An Unusual Commission, Indeed medium.com

Last month, Kickstarter hired Mark Harris to investigate the circumstances around the failure of the most-funded European project in their history: a drone called Zano to be built by a company called Torquing. It’s the evergreen story of a lack of understanding conflicting with the ambition and creeping scope of the product:

On 18 November, the axe fell. Torquing announced via a Kickstarter update that it was entering a creditor’s voluntary liquidation, the UK equivalent roughly of an American “Chapter 7” bankruptcy filing. It appointed a liquidator who would bring its business operations to a close and attempt to sell the company’s remaining assets to pay its outstanding bills. Legal documents show that Torquing had not only burned through the £2.5m from its Kickstarter campaign, it had run up another £1m in debt. It was Kickstarter’s most spectacular flame-out to date.

No more Zanos would be made or sent out. Staff were sent home, and Torquing’s supercomputer was switched off and would be sold for parts.

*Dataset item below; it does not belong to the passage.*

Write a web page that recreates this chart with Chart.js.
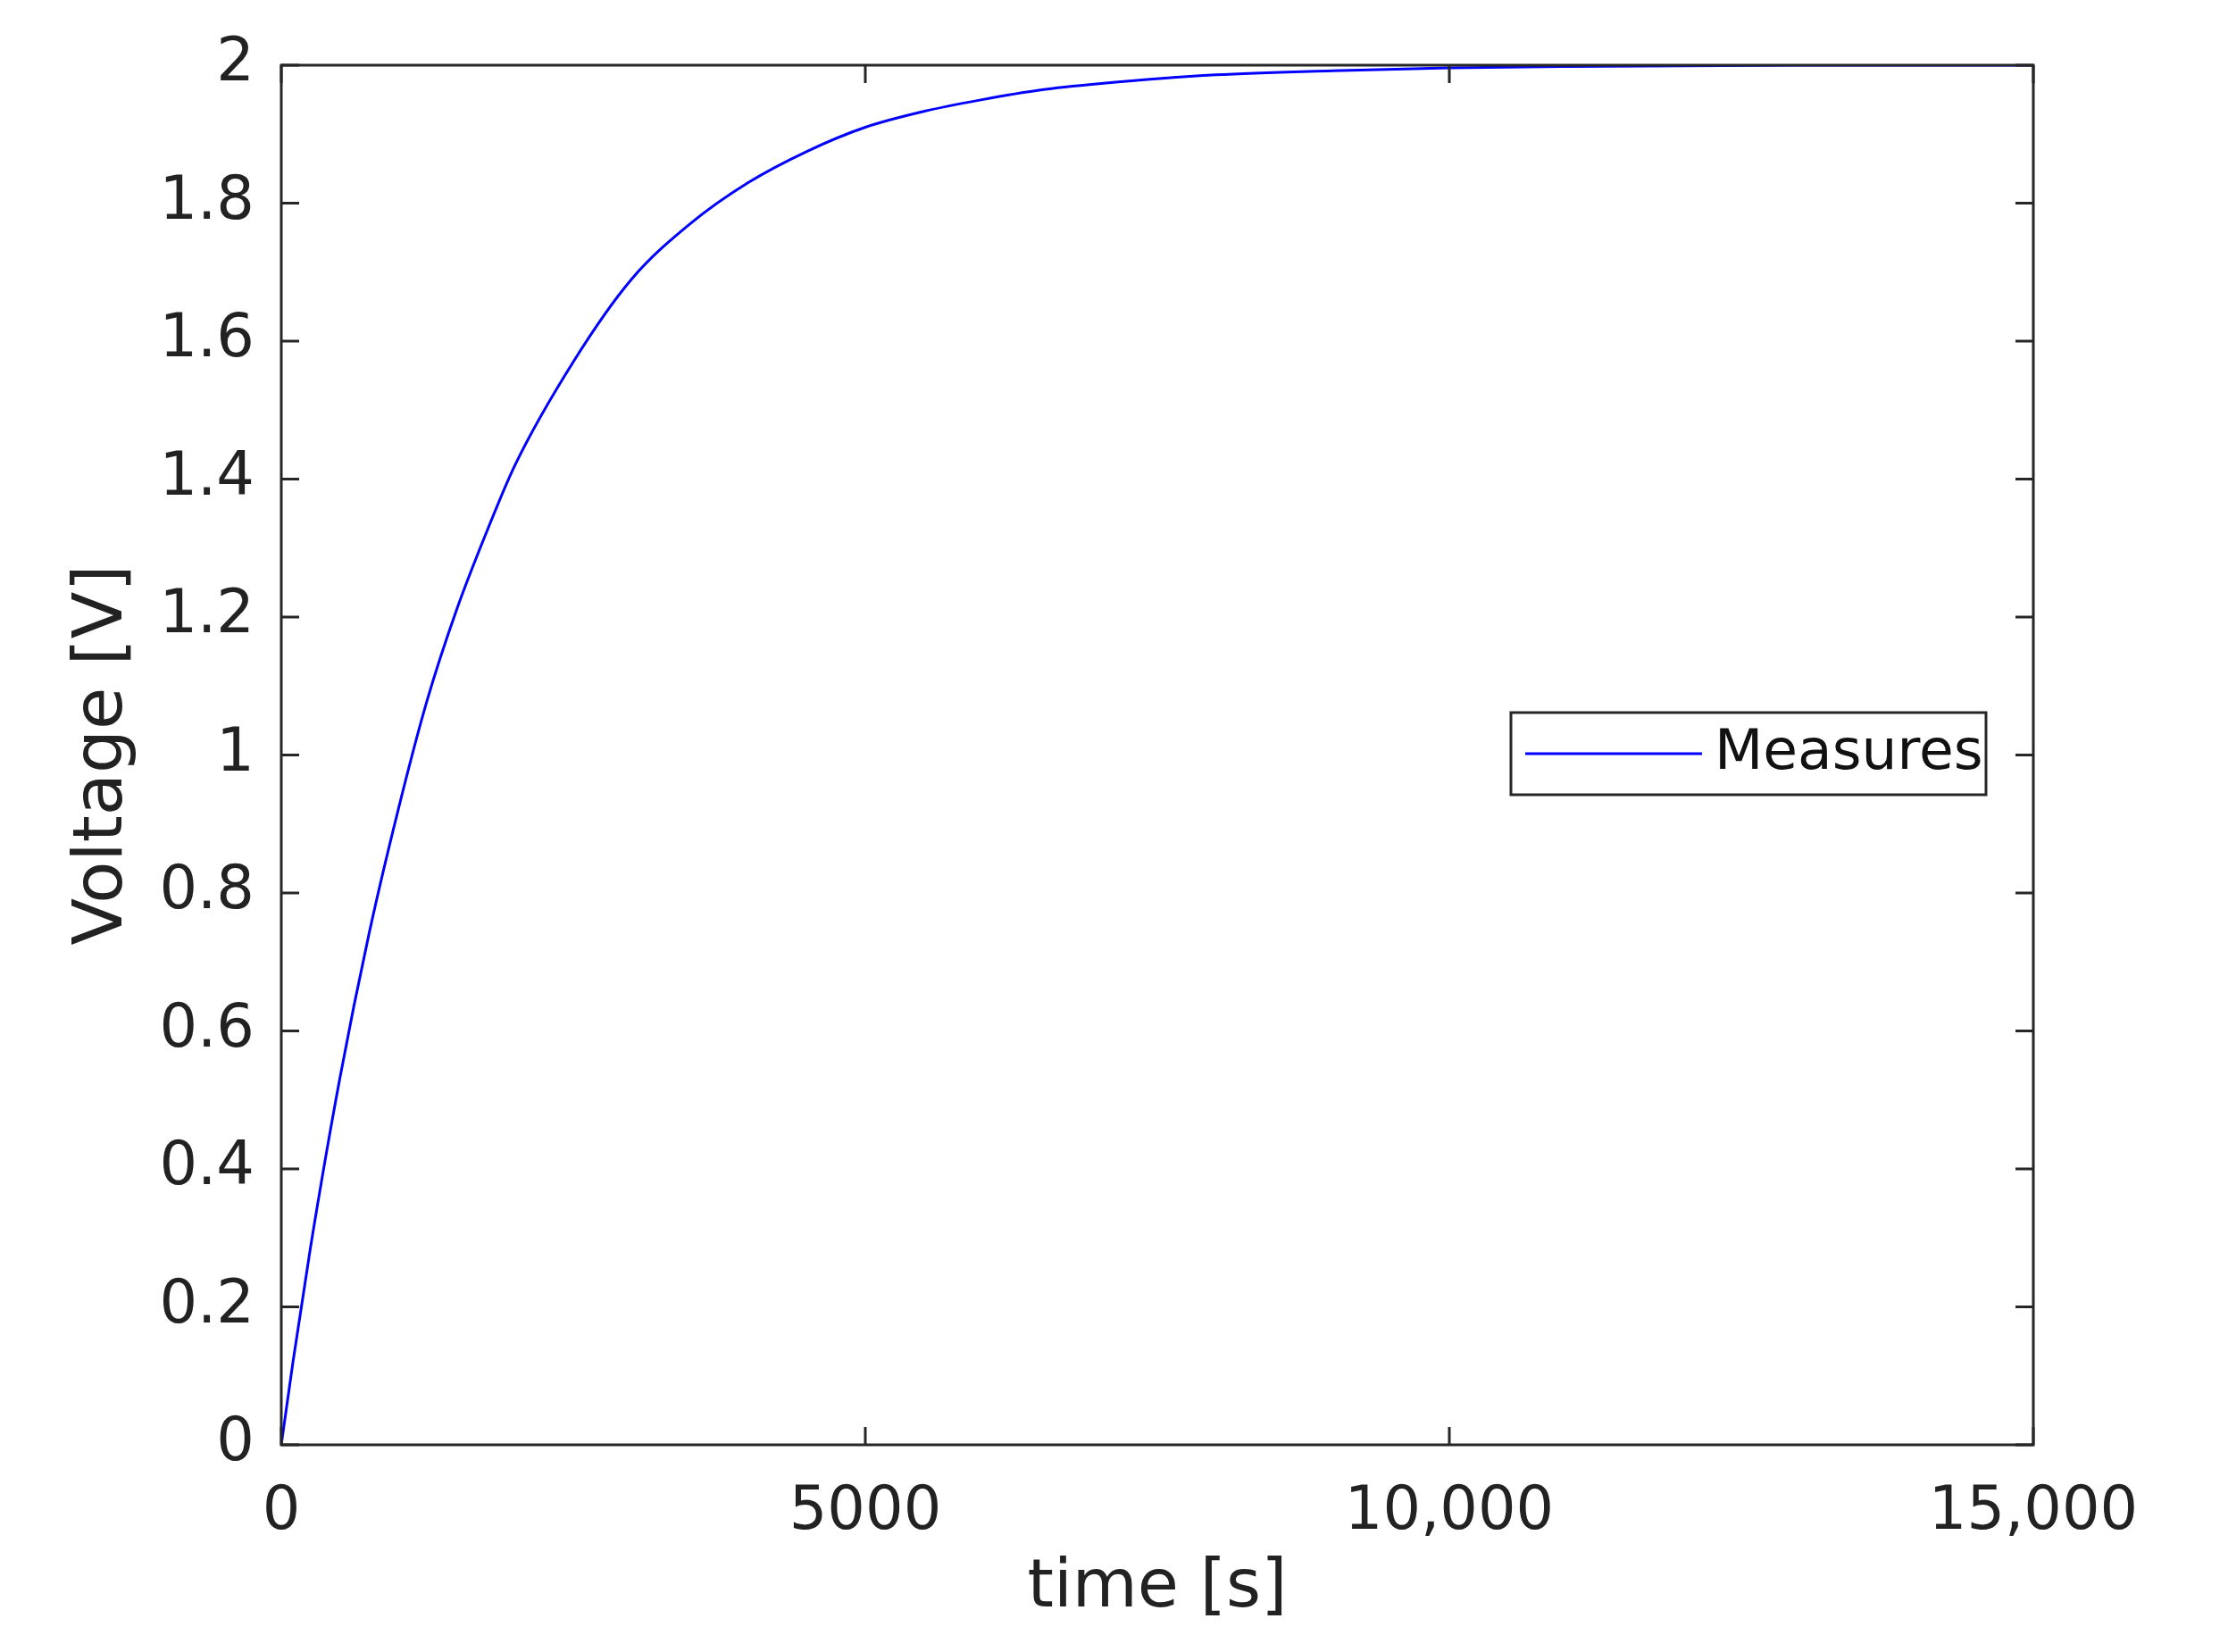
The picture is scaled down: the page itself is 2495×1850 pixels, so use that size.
<!DOCTYPE html>
<html><head><meta charset="utf-8">
<script src="https://cdn.jsdelivr.net/npm/chart.js@4"></script>
<style>html,body{margin:0;padding:0;background:#fff}#c{display:block}</style>
</head><body>
<div style="width:2495px;height:1850px"><canvas id="c" width="2495" height="1850"></canvas></div>
<script>
const timeS = [0,100,250,500,750,1000,1250,1500,1750,2000,2500,3000,3500,4000,4500,5000,5500,6000,6500,7000,8000,9000,10000,11000,12000,13000,14000,15000];
const voltage = [0,0.12,0.286,0.53,0.74,0.92,1.08,1.21,1.32,1.42,1.57,1.69,1.77,1.83,1.875,1.91,1.933,1.95,1.964,1.973,1.986,1.992,1.996,1.998,1.999,2,2,2];
const xTicks = [0,5000,10000,15000];
const yTicks = [0,0.2,0.4,0.6,0.8,1,1.2,1.4,1.6,1.8,2];
const seriesLabel = 'Measures';
const FONT = 'DejaVu Sans';

const frame = {
  id:'frame',
  afterDraw(ch){
    const c=ch.ctx,a=ch.chartArea,x=ch.scales.x,y=ch.scales.y,L=20;
    c.save();c.strokeStyle='#262626';c.lineWidth=3;
    c.strokeRect(a.left,a.top,a.right-a.left,a.bottom-a.top);
    xTicks.forEach(v=>{const p=x.getPixelForValue(v);c.beginPath();c.moveTo(p,a.bottom);c.lineTo(p,a.bottom-L);c.moveTo(p,a.top);c.lineTo(p,a.top+L);c.stroke();});
    yTicks.forEach(v=>{const p=y.getPixelForValue(v);c.beginPath();c.moveTo(a.left,p);c.lineTo(a.left+L,p);c.moveTo(a.right,p);c.lineTo(a.right-L,p);c.stroke();});
    // legend
    const bx=1692,by=798,bw=532,bh=92;
    c.fillStyle='#fff';c.fillRect(bx,by,bw,bh);
    c.strokeStyle='#262626';c.lineWidth=3;c.strokeRect(bx,by,bw,bh);
    c.strokeStyle='#0000ff';c.lineWidth=3;c.beginPath();c.moveTo(bx+16,by+46);c.lineTo(bx+214,by+46);c.stroke();
    c.fillStyle='#111';c.font='63px "'+FONT+'"';c.textBaseline='middle';c.textAlign='left';
    c.fillText(ch.data.datasets[0].label,bx+228,by+47);
    c.restore();
  }
};

new Chart(document.getElementById('c'),{
  type:'line',
  data:{datasets:[{label:seriesLabel,data:timeS.map((t,i)=>({x:t,y:voltage[i]})),borderColor:'#0000ff',borderWidth:3,pointRadius:0,cubicInterpolationMode:'monotone',fill:false}]},
  options:{
    responsive:false,animation:false,
    layout:{padding:{top:73,right:218,left:0,bottom:0}},
    plugins:{legend:{display:false},tooltip:{enabled:false}},
    scales:{
      x:{type:'linear',min:0,max:15000,
        afterBuildTicks:s=>{s.ticks=xTicks.map(v=>({value:v}));},
        afterFit:s=>{s.height=232;},
        grid:{display:false},border:{display:false},
        ticks:{color:'#222',padding:28,maxRotation:0,font:{family:FONT,size:67},callback:v=>v>=10000?v.toLocaleString('en-US'):String(v)},
        title:{display:true,text:'time [s]',color:'#222',font:{family:FONT,size:75},padding:{top:0,bottom:25}}},
      y:{min:0,max:2,
        afterBuildTicks:s=>{s.ticks=yTicks.map(v=>({value:v}));},
        afterFit:s=>{s.width=315;},
        grid:{display:false},border:{display:false},
        ticks:{color:'#222',padding:22,font:{family:FONT,size:67},callback:v=>String(v)},
        title:{display:true,text:'Voltage [V]',color:'#222',font:{family:FONT,size:77},padding:{top:70,bottom:0}}}
    }
  },
  plugins:[frame]
});
</script>
</body></html>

Because the Zano drone checks in over the internet with Torquing’s servers each time it powers up to retrieve calibration data and updates, the few drones in the wild were instantly and permanently grounded, like a dastardly robot army foiled in the last reel of a bad sci-fi film. After an abrupt final post on Kickstarter, Zano’s creators retreated offline and refused to engage with either backers or Kickstarter itself, contrary to the platform’s policies for failed campaigns.

It’s long — Medium estimates a 53 minute read time — but it’s worth spending some time with. Terrific reporting and storytelling make for a compelling autopsy.